RPI inflation-linked leases ‘punitive for most occupiers’ – GVA

With many of the leases signed at the height of the market in 2007 coming up for their first rent review this year, in a noticeably different market, GVA has looked at the best rent review options for different sectors – and considers the case for sticking with upward-only rent reviews (UORR) or moving to one of the alternatives

The UORR clause “is a remnant of an era when leases were for 25 years and it provided greater protection to developers, landlords and lenders alike against turbulent rental growth,” GVA notes in its new research. It was introduced in the 1950s to combat the detrimental role inflation played on leases that were sometimes more than 90 years in length.

Modern leases have much more flexibility and their length has been reduced sharply – the latest IPD/BPF lease review shows that the average length for a commercial property lease in 2011 was 4.8 years to the first break clause, down from 8.7 years in 1999. “Almost three quarters of all leases in 2011 were for five years or less,” the firm adds.

GVA considers whether occupiers with UORR will be at a disadvantage to those with leases reviewed under alternative measures, such as RPI inflation or turnover. It concludes that while RPI inflation-linked leases appear to be a more attractive proposition, “the contrasting directions of open market rental value growth and RPI means that it would be punitive for most occupiers to accept these terms”. RPI inflation has increased by 18% since the market peak in 2007 compared with rental falls across the board in commercial property. On longer leases granted since 1987, GVA points out, RPI inflation has risen by 140% while the only sector to match or beat this in terms of rental growth is out-of-town retail warehouses.
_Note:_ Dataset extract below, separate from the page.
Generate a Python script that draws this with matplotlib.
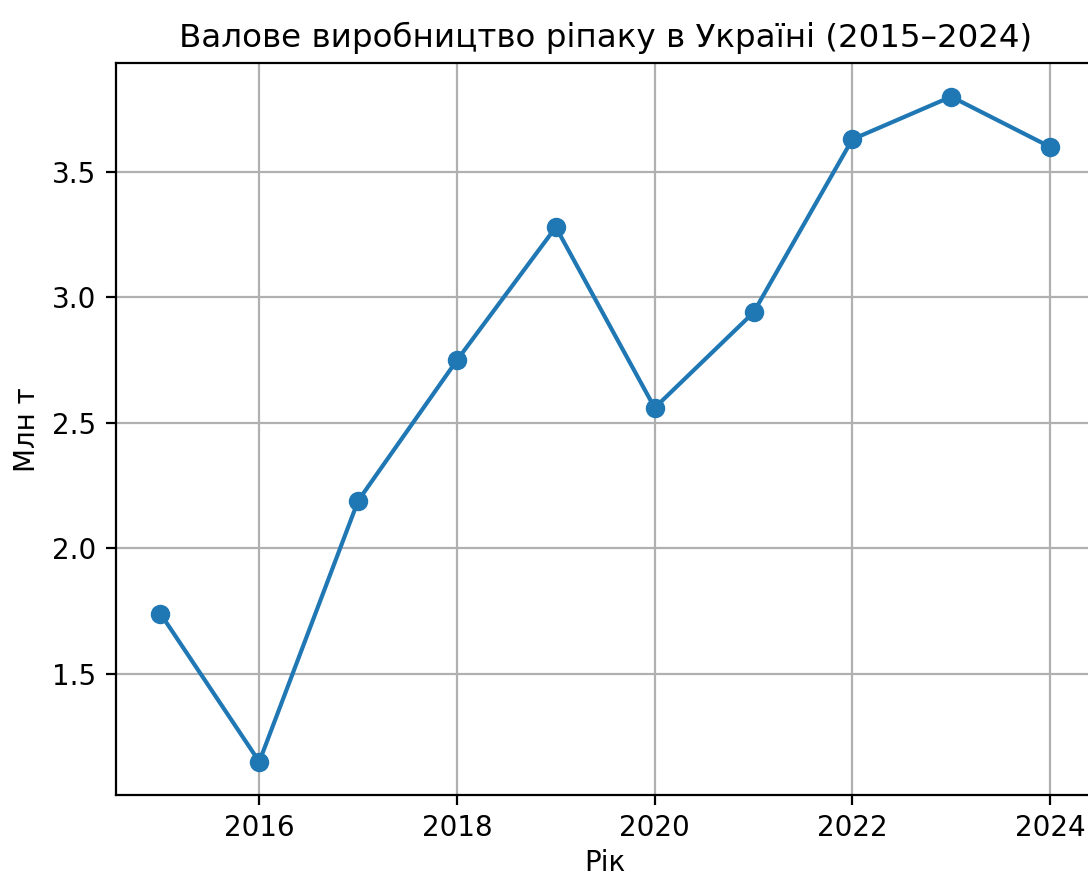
import matplotlib
matplotlib.use("Agg")
import matplotlib.pyplot as plt

# Валове виробництво ріпаку, млн т
years = [2015, 2016, 2017, 2018, 2019, 2020, 2021, 2022, 2023, 2024]
production = [1.74, 1.15, 2.19, 2.75, 3.28, 2.56, 2.94, 3.63, 3.80, 3.60]

fig = plt.figure(figsize=(5.44, 4.38), dpi=200)
ax = fig.add_axes([0.1066, 0.0925, 0.8994, 0.8351])

ax.plot(years, production, marker='o', linewidth=1.5, markersize=6)

ax.set_title("Валове виробництво ріпаку в Україні (2015–2024)", fontsize=11.7)
ax.set_xlabel("Рік", labelpad=2.5)
ax.set_ylabel("Млн т")
ax.grid(True)

fig.savefig("out.png", dpi=200)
For offices, GVA says that there is very little sense in agreeing to an RPI-linked lease, particularly for office space in the City and outside London, given the likely movement of average rental levels. Within retail, the firm says that “with the possible exception of retail warehouses, where average rents are set to rise by 9% in the five years to 2017, RPI inflation-linked rent reviews are unsuitable for standard retail and shopping centres”. And in the industrial sector, GVA notes that headline rents have remained subdued in many markets due to oversupply. “Many leases signed on an UORR basis in the early 1990s will have seen rental commitments change very little, having been over rented until the late 2000s, a problem now affecting recently signed leases on RPI inflation-linked reviews,” it adds.

It could be argued that a true UORR no longer exists, GVA says, given the prevalence of shorter leases and with rental values still below peak levels. “For many leases granted in the current market, the tenant can effectively incorporate an upwards/downwards rent review by negotiating a lease term of less than five years,” it points out.

“The use of short leases, particularly in secondary properties across all sectors, negates the need for a tenant to commit to UORR or RPI inflation-linked increases,” GVA concludes.